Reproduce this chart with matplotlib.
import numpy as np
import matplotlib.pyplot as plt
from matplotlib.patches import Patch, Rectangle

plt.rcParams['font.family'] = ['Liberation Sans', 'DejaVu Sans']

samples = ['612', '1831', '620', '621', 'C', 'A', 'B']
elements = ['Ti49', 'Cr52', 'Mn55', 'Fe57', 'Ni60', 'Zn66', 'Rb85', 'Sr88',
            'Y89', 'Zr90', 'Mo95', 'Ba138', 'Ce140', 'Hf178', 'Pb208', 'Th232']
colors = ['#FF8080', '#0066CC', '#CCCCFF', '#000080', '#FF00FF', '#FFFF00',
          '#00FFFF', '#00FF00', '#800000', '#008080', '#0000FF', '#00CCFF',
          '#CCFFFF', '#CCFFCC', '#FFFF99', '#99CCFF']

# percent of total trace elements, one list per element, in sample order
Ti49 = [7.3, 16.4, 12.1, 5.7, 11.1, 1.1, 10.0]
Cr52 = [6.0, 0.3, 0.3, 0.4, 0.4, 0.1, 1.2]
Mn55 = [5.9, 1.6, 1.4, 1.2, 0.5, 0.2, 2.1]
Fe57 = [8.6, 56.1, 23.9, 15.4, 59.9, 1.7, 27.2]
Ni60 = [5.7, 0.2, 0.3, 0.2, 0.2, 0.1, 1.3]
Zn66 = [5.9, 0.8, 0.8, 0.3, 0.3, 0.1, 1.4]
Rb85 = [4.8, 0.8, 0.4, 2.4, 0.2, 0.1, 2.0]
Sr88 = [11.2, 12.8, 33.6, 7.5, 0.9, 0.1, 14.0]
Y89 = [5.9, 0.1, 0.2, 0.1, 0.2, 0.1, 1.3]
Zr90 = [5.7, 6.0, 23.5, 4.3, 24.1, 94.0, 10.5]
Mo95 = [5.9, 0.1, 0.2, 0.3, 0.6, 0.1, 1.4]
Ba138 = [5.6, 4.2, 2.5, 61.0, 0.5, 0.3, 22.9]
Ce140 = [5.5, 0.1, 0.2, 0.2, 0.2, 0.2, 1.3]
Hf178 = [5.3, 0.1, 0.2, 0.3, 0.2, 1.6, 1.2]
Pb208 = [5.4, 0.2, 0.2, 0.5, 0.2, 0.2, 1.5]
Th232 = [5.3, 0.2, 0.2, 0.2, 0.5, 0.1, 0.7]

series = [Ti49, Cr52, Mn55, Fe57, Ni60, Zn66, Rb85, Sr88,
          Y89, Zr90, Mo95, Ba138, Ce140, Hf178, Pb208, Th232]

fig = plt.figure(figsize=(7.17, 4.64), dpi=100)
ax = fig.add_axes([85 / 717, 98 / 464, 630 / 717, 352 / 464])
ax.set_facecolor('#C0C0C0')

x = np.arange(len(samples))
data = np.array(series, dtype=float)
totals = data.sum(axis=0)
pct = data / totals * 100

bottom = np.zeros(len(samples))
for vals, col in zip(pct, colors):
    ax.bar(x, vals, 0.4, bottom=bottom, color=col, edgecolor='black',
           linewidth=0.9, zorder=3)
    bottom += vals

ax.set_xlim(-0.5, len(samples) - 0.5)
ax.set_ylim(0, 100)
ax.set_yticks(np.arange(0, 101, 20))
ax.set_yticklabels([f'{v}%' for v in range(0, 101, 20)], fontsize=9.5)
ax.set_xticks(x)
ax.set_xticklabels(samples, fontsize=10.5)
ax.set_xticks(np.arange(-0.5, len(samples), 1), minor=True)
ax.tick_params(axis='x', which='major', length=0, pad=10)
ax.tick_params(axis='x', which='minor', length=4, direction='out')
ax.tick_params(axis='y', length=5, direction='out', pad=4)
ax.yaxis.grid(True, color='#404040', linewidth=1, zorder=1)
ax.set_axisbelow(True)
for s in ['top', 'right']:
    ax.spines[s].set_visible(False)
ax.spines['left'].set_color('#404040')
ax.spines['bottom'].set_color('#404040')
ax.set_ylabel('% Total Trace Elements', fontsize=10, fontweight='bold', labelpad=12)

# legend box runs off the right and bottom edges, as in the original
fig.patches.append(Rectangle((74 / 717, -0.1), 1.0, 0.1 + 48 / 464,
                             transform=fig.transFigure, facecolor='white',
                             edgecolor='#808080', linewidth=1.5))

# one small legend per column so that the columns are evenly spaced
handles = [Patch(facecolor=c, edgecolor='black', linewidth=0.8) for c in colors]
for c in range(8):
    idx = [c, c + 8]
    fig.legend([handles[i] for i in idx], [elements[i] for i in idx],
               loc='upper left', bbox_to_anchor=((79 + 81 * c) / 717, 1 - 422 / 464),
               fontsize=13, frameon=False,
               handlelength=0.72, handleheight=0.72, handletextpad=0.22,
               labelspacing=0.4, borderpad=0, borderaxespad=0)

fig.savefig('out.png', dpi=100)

* **WHAT THE TASK REQUIRES**: Give back exactly the material above from its opening line to the line bearing "plt.rcParams['font.family'] = ['Liberation".

* **SOLUTION TO THE EXERCISE**:
Reproduce this chart with matplotlib.
import numpy as np
import matplotlib.pyplot as plt
from matplotlib.patches import Patch, Rectangle

plt.rcParams['font.family'] = ['Liberation Sans', 'DejaVu Sans']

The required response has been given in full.